In Oman, nearly a quarter of pregnant women suffer from depression, a recent SQU study reveals, while a significant number of women live a life of depression aggravated by failed marriages. A 2010 study found as many as 2,200 depressed women in the Sultanate, up 20 per cent from the year before, and 65 per cent of them were struggling with failed marriages.


It’s not just women; depression is a cause of concern among males and children as well.


No worries, though; books and reading can offer a healing touch, as can art and drama, when they are used as a creative therapy. They can defreeze our souls.


While art and other creative therapies are offered at some mental health clinics and hospitals in Oman including Al Harub Medical Centre and Whispers of Serenity, reading hasn’t yet been explored here as an effective therapy for depression. Why, I wonder.


Bibliotherapy, a therapeutic approach that uses literature to support good mental health, is a versatile and cost-effective treatment option that can greatly support other therapies. It’s used the world over to tackle mild to moderate symptoms of several mood-related conditions.

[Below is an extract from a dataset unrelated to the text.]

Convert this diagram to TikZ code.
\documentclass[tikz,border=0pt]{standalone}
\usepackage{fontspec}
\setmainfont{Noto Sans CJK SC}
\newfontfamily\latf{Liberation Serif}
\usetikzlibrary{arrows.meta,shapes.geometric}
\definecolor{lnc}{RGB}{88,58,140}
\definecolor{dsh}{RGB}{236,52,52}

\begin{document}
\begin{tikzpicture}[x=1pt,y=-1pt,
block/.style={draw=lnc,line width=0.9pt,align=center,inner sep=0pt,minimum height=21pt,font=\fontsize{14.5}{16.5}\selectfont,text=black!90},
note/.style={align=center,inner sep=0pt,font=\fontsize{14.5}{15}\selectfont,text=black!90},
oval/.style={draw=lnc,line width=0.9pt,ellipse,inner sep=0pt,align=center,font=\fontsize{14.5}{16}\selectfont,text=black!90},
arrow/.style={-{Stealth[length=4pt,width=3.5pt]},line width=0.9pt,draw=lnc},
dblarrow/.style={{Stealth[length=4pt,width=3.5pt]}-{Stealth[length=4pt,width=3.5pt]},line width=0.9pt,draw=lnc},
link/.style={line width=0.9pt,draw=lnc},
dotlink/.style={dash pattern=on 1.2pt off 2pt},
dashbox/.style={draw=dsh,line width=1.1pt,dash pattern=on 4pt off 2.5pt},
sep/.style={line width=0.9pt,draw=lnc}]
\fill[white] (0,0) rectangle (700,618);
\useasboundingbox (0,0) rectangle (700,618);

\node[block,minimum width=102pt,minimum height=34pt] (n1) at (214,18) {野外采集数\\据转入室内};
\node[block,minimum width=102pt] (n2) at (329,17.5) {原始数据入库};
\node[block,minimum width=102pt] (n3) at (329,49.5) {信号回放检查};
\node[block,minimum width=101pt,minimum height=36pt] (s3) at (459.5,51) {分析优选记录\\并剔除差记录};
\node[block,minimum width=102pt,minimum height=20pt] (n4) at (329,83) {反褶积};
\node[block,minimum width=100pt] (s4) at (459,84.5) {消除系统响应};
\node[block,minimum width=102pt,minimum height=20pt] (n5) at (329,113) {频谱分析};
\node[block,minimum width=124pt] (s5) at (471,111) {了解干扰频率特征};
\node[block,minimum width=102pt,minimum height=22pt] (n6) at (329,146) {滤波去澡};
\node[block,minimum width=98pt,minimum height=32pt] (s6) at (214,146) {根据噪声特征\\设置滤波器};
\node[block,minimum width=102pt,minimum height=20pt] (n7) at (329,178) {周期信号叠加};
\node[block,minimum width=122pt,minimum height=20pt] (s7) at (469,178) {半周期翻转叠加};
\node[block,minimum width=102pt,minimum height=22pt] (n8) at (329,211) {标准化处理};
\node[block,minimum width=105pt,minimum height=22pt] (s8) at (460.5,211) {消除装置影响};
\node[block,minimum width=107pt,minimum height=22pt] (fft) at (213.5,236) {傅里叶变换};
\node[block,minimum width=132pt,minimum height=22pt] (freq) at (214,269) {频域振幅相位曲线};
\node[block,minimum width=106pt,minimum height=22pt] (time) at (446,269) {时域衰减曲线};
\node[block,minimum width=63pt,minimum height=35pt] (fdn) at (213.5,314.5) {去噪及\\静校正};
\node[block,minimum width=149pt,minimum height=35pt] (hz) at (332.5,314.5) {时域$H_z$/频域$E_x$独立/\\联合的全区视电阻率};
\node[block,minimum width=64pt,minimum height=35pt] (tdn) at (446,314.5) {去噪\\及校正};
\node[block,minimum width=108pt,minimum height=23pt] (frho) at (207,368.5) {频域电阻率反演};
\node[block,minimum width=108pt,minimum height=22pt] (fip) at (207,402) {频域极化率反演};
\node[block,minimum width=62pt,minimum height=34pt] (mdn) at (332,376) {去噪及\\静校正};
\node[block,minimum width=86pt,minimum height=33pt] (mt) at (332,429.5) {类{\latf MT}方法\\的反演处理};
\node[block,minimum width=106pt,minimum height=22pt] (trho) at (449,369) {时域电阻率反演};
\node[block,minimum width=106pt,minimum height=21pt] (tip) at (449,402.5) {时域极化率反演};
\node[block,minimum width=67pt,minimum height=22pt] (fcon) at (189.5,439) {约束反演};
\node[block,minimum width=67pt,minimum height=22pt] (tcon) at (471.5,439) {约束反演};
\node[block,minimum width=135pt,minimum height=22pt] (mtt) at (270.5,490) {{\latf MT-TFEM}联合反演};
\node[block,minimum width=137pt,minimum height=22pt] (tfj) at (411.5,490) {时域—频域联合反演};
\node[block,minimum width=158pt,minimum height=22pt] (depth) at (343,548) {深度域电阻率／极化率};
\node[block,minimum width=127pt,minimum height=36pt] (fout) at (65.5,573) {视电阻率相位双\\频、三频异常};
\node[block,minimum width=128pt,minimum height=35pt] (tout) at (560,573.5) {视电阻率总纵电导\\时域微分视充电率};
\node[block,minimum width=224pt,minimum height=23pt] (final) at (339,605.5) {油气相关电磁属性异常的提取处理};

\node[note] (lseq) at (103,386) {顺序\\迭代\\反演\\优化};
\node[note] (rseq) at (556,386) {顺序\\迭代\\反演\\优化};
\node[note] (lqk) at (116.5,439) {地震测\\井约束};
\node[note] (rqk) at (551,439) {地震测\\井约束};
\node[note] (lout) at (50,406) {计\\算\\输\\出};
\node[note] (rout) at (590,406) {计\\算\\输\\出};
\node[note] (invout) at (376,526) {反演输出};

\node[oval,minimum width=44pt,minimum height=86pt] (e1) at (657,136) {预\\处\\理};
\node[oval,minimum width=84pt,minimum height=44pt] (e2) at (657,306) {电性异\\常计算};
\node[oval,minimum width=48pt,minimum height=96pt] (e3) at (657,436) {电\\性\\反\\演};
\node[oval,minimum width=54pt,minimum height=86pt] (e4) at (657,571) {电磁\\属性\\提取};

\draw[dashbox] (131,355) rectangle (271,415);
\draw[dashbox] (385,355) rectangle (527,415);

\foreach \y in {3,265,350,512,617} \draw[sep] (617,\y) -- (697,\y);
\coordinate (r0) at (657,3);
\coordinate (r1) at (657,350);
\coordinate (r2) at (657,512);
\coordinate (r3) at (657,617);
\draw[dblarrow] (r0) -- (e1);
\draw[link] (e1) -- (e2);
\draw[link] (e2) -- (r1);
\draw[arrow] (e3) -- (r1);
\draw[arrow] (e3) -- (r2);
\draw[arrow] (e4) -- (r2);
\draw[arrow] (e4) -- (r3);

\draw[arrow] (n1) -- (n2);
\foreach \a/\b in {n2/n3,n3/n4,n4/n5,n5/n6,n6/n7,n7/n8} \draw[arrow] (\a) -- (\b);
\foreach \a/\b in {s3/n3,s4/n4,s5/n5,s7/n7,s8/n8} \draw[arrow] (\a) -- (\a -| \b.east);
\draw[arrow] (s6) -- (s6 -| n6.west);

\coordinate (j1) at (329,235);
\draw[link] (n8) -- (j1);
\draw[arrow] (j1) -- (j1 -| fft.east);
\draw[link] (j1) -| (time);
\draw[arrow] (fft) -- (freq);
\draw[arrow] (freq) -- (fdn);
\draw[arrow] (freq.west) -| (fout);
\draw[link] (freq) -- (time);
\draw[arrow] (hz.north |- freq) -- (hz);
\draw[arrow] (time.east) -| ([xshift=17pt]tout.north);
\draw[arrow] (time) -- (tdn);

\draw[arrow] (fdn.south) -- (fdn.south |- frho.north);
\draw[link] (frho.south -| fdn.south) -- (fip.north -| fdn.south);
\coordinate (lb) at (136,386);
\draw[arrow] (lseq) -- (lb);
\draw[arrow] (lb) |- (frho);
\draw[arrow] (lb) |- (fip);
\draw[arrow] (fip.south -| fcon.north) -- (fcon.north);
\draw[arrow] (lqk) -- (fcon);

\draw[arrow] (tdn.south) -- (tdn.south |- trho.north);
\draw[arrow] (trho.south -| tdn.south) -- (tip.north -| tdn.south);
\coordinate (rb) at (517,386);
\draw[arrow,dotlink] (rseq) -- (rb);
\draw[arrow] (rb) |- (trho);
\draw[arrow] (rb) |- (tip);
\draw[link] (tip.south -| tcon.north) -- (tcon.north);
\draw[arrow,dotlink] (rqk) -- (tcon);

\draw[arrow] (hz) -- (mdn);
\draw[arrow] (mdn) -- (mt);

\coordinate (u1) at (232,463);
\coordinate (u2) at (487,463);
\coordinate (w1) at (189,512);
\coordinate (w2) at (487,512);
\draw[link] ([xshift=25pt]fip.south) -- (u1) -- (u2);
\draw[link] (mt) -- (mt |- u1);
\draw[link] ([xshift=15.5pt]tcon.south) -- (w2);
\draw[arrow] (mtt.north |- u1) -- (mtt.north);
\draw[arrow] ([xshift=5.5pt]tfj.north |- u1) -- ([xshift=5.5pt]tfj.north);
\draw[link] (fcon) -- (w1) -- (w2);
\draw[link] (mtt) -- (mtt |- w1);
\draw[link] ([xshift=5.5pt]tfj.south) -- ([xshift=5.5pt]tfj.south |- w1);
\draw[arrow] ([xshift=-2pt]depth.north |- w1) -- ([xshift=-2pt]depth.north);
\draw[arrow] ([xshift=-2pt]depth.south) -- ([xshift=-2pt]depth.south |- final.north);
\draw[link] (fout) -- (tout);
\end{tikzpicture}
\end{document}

Balancing the mind using literature had been prevalent in ancient Greece, where libraries were accorded the status of sacred places with curative powers. In the early nineteenth century, physicians like Benjamin Rush and Minson Galt II promoted the use of bibliotherapy as an intervention technique in rehabilitation and the treatment of mental health issues. During the two World Wars, bibliotherapy helped soldiers returning from the battlefront deal with both physical and emotional issues.

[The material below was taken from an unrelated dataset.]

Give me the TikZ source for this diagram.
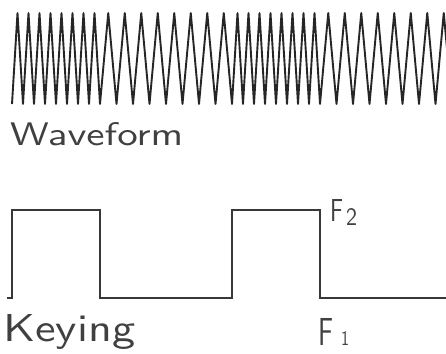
\documentclass[tikz,border=0pt]{standalone}
\usepackage{fontspec}
\begin{document}
\begin{tikzpicture}[x=1pt,y=-1pt,
  wave/.style={line width=1.9pt, draw=black!85, line join=round},
  keyline/.style={line width=1.3pt, draw=black!78},
  lbl/.style={inner sep=0pt, text=black!75, font=\sffamily}]
\useasboundingbox (0,0) rectangle (446,353);
\fill[white] (0,0) rectangle (446,353);
\begin{scope}
\clip (0,0) rectangle (446,353);
\draw[wave] (12,104)
 \foreach \k in {0,...,7} { -- ({12+11*\k+5.5},13) -- ({12+11*(\k+1)},104) }
 \foreach \k in {0,...,7} { -- ({100+16.5*\k+8.25},13) -- ({100+16.5*(\k+1)},104) }
 \foreach \k in {0,...,7} { -- ({232+11*\k+5.5},13) -- ({232+11*(\k+1)},104) }
 \foreach \k in {0,...,7} { -- ({320+16.5*\k+8.25},13) -- ({320+16.5*(\k+1)},104) };
\draw[keyline] (7,298) -- (12,298) -- (12,210) -- (100,210) -- (100,298) -- (232,298)
  -- (232,210) -- (320,210) -- (320,298) -- (446,298);
\end{scope}
\node[lbl, anchor=base west] (wf) at (10,145) {\resizebox{173pt}{23pt}{Waveform}};
\node[lbl, anchor=base west] (ky) at (3,341) {\resizebox{132pt}{27pt}{Keying}};
\node[lbl, anchor=base west] (f2) at (330,221) {\resizebox{13pt}{22pt}{F}\hspace{3pt}\raisebox{-4pt}{\resizebox{11pt}{17pt}{2}}};
\node[lbl, anchor=base west] (f1) at (318,345) {\resizebox{15pt}{27pt}{F}\hspace{8pt}\resizebox{8pt}{14pt}{1}};
\end{tikzpicture}
\end{document}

At the core of creative bibliotherapy is imaginative literature ranging from novels, short stories and poetry to plays and biographies, and their use to enhance psychological well-being.


Of special interest is poetry therapy: patients are encouraged to write and/or read poetry as a means of expressing and exploring thoughts, feelings and behaviour so as to achieve therapeutic change at the emotional level, and capacity building at the educational,


growth and community-building levels.


It was Aristotle who discussed the role of catharsis in effecting emotional cure, in Poetics. Poetry was used for mental health purposes in the early 19th century itself, and psychiatric patients penned poems for the Pennsylvania Hospital newspaper. Robert Haven Schauffler’s The Poetry Cure: A Pocket Medicine Chest of Verse (1925) offers poetic remedies for diverse mental conditions.

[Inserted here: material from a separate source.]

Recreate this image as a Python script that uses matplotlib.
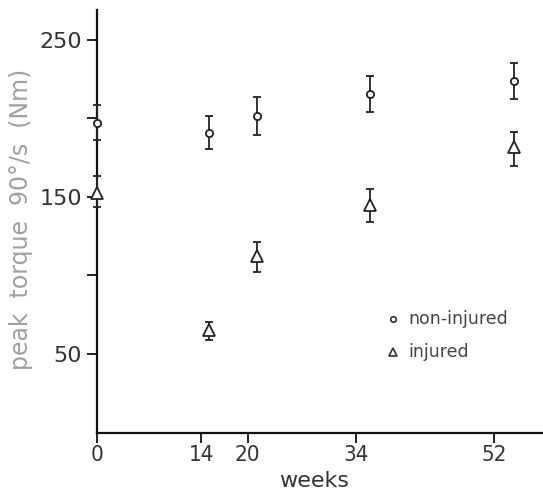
import matplotlib
matplotlib.use('Agg')
import matplotlib.pyplot as plt

# weeks after injury
weeks = [0, 14, 20, 34, 52]

# peak torque at 90°/s (Nm)
non_injured = [197, 191, 201.5, 215.5, 224]
non_injured_lo = [11, 10.5, 12, 11.5, 11.5]
non_injured_hi = [11.5, 10.5, 12, 11.5, 11.5]
injured = [152.5, 65, 112.5, 145, 181.5]
injured_lo = [9, 6, 10, 11, 12]
injured_hi = [10.5, 5.5, 9, 10, 10]

# x ticks in the scan sit a little left of the plotted weeks
tick_pos = [0, 13.0, 18.8, 32.3, 49.5]
tick_labels = ['0', '14', '20', '34', '52']

fig = plt.figure(figsize=(5.43, 4.94), dpi=100)
ax = fig.add_axes([97 / 543, 61.5 / 494, 1 - 97 / 543, (432.5 - 10) / 494])

ax.errorbar(weeks, non_injured, yerr=[non_injured_lo, non_injured_hi], fmt='o',
            ms=5.2, mfc='white', mec='#222222', mew=1.3, ecolor='#222222',
            elinewidth=1.3, capsize=3, capthick=1.3, clip_on=False, zorder=3)
ax.errorbar(weeks, injured, yerr=[injured_lo, injured_hi], fmt='^',
            ms=8, mfc='white', mec='#222222', mew=1.3, ecolor='#222222',
            elinewidth=1.3, capsize=3, capthick=1.3, clip_on=False, zorder=3)

ax.set_xlim(0, 55.6)
ax.set_ylim(0, 269)
ax.spines['top'].set_visible(False)
ax.spines['right'].set_visible(False)
ax.spines['left'].set_linewidth(1.6)
ax.spines['bottom'].set_linewidth(1.6)
ax.spines['left'].set_color('#111111')
ax.spines['bottom'].set_color('#111111')

ax.set_xticks(tick_pos)
ax.set_xticklabels(tick_labels, fontstretch='condensed')
ax.set_yticks([50, 150, 250])
ax.set_yticks([100, 200], minor=True)
ax.tick_params(axis='both', direction='out', length=7, width=1.3, color='#111111')
ax.tick_params(axis='y', which='minor', direction='out', length=7, width=1.3, color='#111111')
ax.tick_params(axis='y', labelsize=16, labelcolor='#333333', pad=4)
ax.tick_params(axis='x', labelsize=16, labelcolor='#333333', pad=2)

ax.set_xlabel('weeks', fontsize=16, color='#333333')
ax.xaxis.set_label_coords((314 - 97) / 446, -0.092)
ax.set_ylabel('peak  torque  90°/s  (Nm)', fontsize=17, color='#a0a0a0')
ax.yaxis.set_label_coords(-0.143, (432.5 - 219) / 422.5)

# legend drawn as markers + text
ax.plot([36.9], [72.3], 'o', ms=4, mfc='white', mec='#333333', mew=1.2, clip_on=False)
ax.text(38.8, 72.3, 'non-injured', fontsize=12.5, color='#444444', va='center')
ax.plot([36.9], [51.3], '^', ms=6, mfc='white', mec='#333333', mew=1.2, clip_on=False)
ax.text(38.8, 51.3, 'injured', fontsize=12.5, color='#444444', va='center')

plt.savefig('out.png', dpi=100)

Therapists use carefully selected literary works to guide patients on a journey of self-discovery. Patients are asked to identify with a character, experience emotional catharsis and then gain sufficient insights into their own life experiences.


Reading knows no barriers; it can benefit one and all across age, gender and social status, effecting enhanced self-awareness and self-esteem, and the courage to face life’s challenges. Bibliotherapy has been found to be effective in treating not just depression, but mild alcohol abuse, anxiety, eating disorders, family related challenges, post-traumatic stress, grief and even communication issues.


But can the layman make any sense of the subtle meaning embedded in works of art and literature? Is it only for the intellectuals who are trained to decode them in multiple ways? Can depressed and imbalanced minds fathom the subtle meaning of art and poetry? Here, we may concur with Carl Jung, who noted that “meaning” need not necessarily be more than mere interpretation — an interpretation secreted into something by an intellect hungry for meaning. Period.


Meanwhile, despite having an increased awareness about the significant benefits of reading in terms of individual and social well-being and economic development, Oman, like most Arab nations, lacks a healthy reading culture. This is a paradox, especially in the context of an increasing number of Omani writers — including poets and bloggers of both genders — enriching the Sultanate’s intellectual domain.


Wider application of bibliotherapy across the Sultanate is sure to complement efforts to bring about a mass appreciation of literature, and establish reading as an essential aspect of the Omani cultural mélange.